◆ Dataset content:
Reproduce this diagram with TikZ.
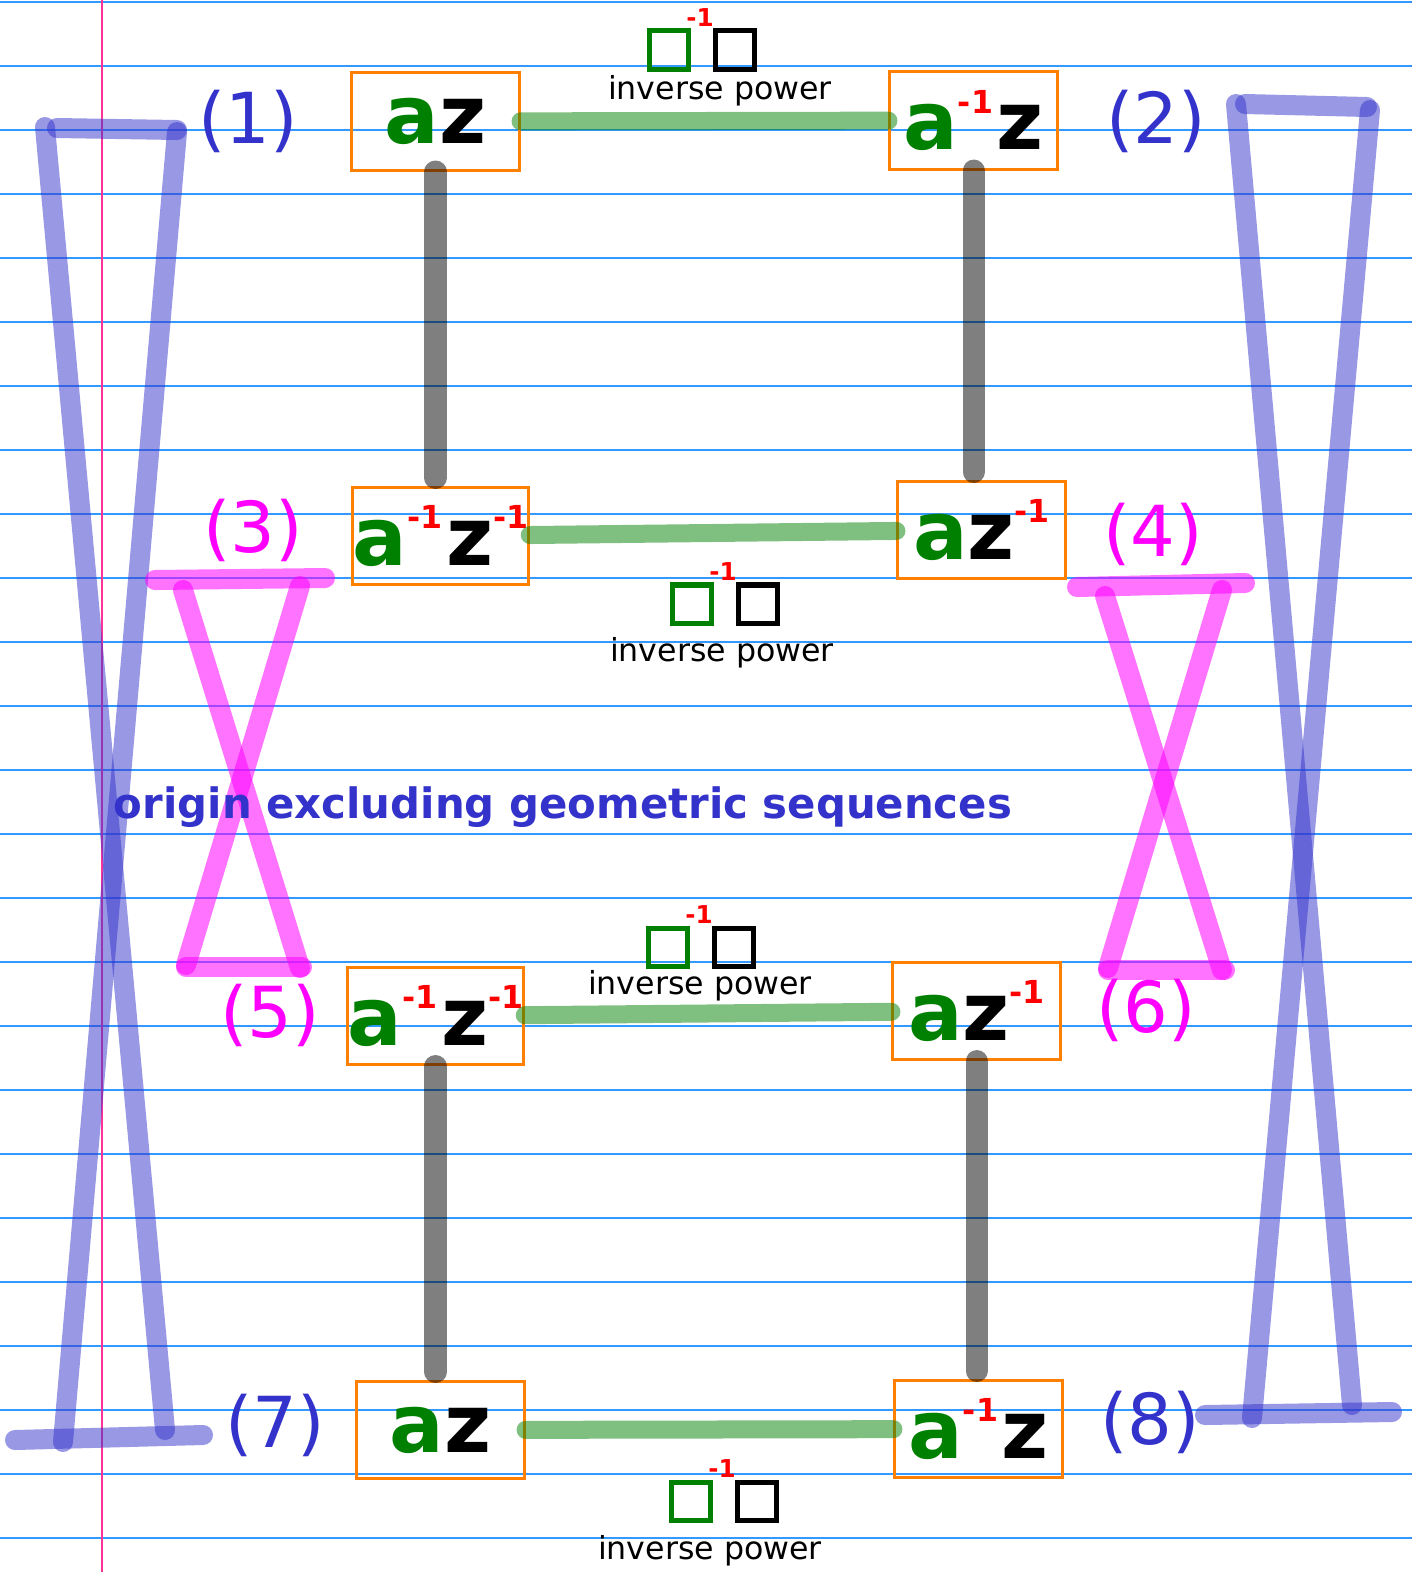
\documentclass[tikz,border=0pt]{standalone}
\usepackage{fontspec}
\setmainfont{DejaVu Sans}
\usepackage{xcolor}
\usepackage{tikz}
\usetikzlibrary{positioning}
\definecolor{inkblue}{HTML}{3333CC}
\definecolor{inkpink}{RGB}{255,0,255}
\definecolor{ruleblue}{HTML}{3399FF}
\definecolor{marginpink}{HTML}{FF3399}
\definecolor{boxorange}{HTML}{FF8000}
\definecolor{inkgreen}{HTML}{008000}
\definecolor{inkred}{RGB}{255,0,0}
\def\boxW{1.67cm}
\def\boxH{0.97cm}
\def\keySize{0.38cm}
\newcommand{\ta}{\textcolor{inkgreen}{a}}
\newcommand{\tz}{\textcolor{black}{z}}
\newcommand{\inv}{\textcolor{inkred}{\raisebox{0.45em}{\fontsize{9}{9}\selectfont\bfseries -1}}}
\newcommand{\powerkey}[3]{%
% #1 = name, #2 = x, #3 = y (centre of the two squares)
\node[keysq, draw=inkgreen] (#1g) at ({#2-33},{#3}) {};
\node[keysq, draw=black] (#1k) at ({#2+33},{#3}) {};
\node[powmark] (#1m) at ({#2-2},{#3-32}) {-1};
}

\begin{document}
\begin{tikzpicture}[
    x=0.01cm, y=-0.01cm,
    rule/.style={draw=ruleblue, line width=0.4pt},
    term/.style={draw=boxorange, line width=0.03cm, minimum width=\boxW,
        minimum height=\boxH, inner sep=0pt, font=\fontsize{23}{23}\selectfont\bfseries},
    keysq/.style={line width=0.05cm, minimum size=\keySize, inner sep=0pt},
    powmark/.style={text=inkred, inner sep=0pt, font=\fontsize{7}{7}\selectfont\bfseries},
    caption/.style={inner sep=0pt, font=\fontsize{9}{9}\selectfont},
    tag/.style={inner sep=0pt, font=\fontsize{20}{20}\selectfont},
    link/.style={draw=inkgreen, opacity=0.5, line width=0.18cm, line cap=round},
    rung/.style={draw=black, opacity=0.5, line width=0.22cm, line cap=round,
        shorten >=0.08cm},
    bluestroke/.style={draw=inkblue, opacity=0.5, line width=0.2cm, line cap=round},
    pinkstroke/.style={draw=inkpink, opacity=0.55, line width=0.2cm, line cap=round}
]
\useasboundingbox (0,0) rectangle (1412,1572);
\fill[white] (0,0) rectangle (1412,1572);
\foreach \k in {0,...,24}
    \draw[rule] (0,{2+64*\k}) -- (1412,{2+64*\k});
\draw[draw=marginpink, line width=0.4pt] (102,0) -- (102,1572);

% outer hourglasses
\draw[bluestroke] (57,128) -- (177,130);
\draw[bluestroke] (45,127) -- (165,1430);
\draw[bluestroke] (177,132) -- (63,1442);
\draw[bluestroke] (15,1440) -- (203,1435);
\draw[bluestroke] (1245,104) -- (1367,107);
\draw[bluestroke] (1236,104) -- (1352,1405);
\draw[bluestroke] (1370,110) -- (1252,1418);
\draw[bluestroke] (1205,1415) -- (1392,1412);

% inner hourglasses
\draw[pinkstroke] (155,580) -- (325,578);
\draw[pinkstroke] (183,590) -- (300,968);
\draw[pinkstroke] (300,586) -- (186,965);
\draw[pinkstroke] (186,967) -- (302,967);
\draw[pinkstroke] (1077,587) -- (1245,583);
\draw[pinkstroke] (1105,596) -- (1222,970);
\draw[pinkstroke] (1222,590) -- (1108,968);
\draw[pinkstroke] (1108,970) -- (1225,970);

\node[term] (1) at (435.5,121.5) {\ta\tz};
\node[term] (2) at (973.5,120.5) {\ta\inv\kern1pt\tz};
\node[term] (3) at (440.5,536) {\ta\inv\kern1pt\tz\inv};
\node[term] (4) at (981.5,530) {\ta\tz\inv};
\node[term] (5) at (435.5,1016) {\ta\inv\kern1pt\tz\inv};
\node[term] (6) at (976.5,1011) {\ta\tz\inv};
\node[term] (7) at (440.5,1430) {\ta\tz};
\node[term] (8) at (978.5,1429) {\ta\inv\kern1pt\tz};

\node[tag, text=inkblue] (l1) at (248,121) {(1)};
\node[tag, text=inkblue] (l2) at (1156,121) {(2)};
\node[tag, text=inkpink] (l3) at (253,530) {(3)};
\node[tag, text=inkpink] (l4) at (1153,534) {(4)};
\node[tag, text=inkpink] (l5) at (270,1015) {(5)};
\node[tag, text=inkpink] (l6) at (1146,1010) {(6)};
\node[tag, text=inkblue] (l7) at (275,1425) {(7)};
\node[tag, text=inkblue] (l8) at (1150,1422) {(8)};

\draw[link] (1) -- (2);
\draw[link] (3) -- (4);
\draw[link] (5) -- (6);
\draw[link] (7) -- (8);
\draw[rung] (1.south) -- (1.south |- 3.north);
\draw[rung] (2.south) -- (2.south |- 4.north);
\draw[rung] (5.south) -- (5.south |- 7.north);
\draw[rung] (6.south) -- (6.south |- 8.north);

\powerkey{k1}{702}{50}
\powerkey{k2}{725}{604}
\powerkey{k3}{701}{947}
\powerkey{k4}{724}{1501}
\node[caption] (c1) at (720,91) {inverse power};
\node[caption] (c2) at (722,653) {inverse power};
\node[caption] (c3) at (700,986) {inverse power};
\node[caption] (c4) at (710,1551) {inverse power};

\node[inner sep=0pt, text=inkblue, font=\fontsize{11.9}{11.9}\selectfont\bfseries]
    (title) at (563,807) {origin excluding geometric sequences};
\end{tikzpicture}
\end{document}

◆ Task:
Quote the full listing above word for word; exclude every picture from the copy.

◆ Exercise solution:
Reproduce this diagram with TikZ.
\documentclass[tikz,border=0pt]{standalone}
\usepackage{fontspec}
\setmainfont{DejaVu Sans}
\usepackage{xcolor}
\usepackage{tikz}
\usetikzlibrary{positioning}
\definecolor{inkblue}{HTML}{3333CC}
\definecolor{inkpink}{RGB}{255,0,255}
\definecolor{ruleblue}{HTML}{3399FF}
\definecolor{marginpink}{HTML}{FF3399}
\definecolor{boxorange}{HTML}{FF8000}
\definecolor{inkgreen}{HTML}{008000}
\definecolor{inkred}{RGB}{255,0,0}
\def\boxW{1.67cm}
\def\boxH{0.97cm}
\def\keySize{0.38cm}
\newcommand{\ta}{\textcolor{inkgreen}{a}}
\newcommand{\tz}{\textcolor{black}{z}}
\newcommand{\inv}{\textcolor{inkred}{\raisebox{0.45em}{\fontsize{9}{9}\selectfont\bfseries -1}}}
\newcommand{\powerkey}[3]{%
% #1 = name, #2 = x, #3 = y (centre of the two squares)
\node[keysq, draw=inkgreen] (#1g) at ({#2-33},{#3}) {};
\node[keysq, draw=black] (#1k) at ({#2+33},{#3}) {};
\node[powmark] (#1m) at ({#2-2},{#3-32}) {-1};
}

\begin{document}
\begin{tikzpicture}[
    x=0.01cm, y=-0.01cm,
    rule/.style={draw=ruleblue, line width=0.4pt},
    term/.style={draw=boxorange, line width=0.03cm, minimum width=\boxW,
        minimum height=\boxH, inner sep=0pt, font=\fontsize{23}{23}\selectfont\bfseries},
    keysq/.style={line width=0.05cm, minimum size=\keySize, inner sep=0pt},
    powmark/.style={text=inkred, inner sep=0pt, font=\fontsize{7}{7}\selectfont\bfseries},
    caption/.style={inner sep=0pt, font=\fontsize{9}{9}\selectfont},
    tag/.style={inner sep=0pt, font=\fontsize{20}{20}\selectfont},
    link/.style={draw=inkgreen, opacity=0.5, line width=0.18cm, line cap=round},
    rung/.style={draw=black, opacity=0.5, line width=0.22cm, line cap=round,
        shorten >=0.08cm},
    bluestroke/.style={draw=inkblue, opacity=0.5, line width=0.2cm, line cap=round},
    pinkstroke/.style={draw=inkpink, opacity=0.55, line width=0.2cm, line cap=round}
]
\useasboundingbox (0,0) rectangle (1412,1572);
\fill[white] (0,0) rectangle (1412,1572);
\foreach \k in {0,...,24}
    \draw[rule] (0,{2+64*\k}) -- (1412,{2+64*\k});
\draw[draw=marginpink, line width=0.4pt] (102,0) -- (102,1572);

% outer hourglasses
\draw[bluestroke] (57,128) -- (177,130);
\draw[bluestroke] (45,127) -- (165,1430);
\draw[bluestroke] (177,132) -- (63,1442);
\draw[bluestroke] (15,1440) -- (203,1435);
\draw[bluestroke] (1245,104) -- (1367,107);
\draw[bluestroke] (1236,104) -- (1352,1405);
\draw[bluestroke] (1370,110) -- (1252,1418);
\draw[bluestroke] (1205,1415) -- (1392,1412);

% inner hourglasses
\draw[pinkstroke] (155,580) -- (325,578);
\draw[pinkstroke] (183,590) -- (300,968);
\draw[pinkstroke] (300,586) -- (186,965);
\draw[pinkstroke] (186,967) -- (302,967);
\draw[pinkstroke] (1077,587) -- (1245,583);
\draw[pinkstroke] (1105,596) -- (1222,970);
\draw[pinkstroke] (1222,590) -- (1108,968);
\draw[pinkstroke] (1108,970) -- (1225,970);

\node[term] (1) at (435.5,121.5) {\ta\tz};
\node[term] (2) at (973.5,120.5) {\ta\inv\kern1pt\tz};
\node[term] (3) at (440.5,536) {\ta\inv\kern1pt\tz\inv};
\node[term] (4) at (981.5,530) {\ta\tz\inv};
\node[term] (5) at (435.5,1016) {\ta\inv\kern1pt\tz\inv};
\node[term] (6) at (976.5,1011) {\ta\tz\inv};
\node[term] (7) at (440.5,1430) {\ta\tz};
\node[term] (8) at (978.5,1429) {\ta\inv\kern1pt\tz};

\node[tag, text=inkblue] (l1) at (248,121) {(1)};
\node[tag, text=inkblue] (l2) at (1156,121) {(2)};
\node[tag, text=inkpink] (l3) at (253,530) {(3)};
\node[tag, text=inkpink] (l4) at (1153,534) {(4)};
\node[tag, text=inkpink] (l5) at (270,1015) {(5)};
\node[tag, text=inkpink] (l6) at (1146,1010) {(6)};
\node[tag, text=inkblue] (l7) at (275,1425) {(7)};
\node[tag, text=inkblue] (l8) at (1150,1422) {(8)};

\draw[link] (1) -- (2);
\draw[link] (3) -- (4);
\draw[link] (5) -- (6);
\draw[link] (7) -- (8);
\draw[rung] (1.south) -- (1.south |- 3.north);
\draw[rung] (2.south) -- (2.south |- 4.north);
\draw[rung] (5.south) -- (5.south |- 7.north);
\draw[rung] (6.south) -- (6.south |- 8.north);

\powerkey{k1}{702}{50}
\powerkey{k2}{725}{604}
\powerkey{k3}{701}{947}
\powerkey{k4}{724}{1501}
\node[caption] (c1) at (720,91) {inverse power};
\node[caption] (c2) at (722,653) {inverse power};
\node[caption] (c3) at (700,986) {inverse power};
\node[caption] (c4) at (710,1551) {inverse power};

\node[inner sep=0pt, text=inkblue, font=\fontsize{11.9}{11.9}\selectfont\bfseries]
    (title) at (563,807) {origin excluding geometric sequences};
\end{tikzpicture}
\end{document}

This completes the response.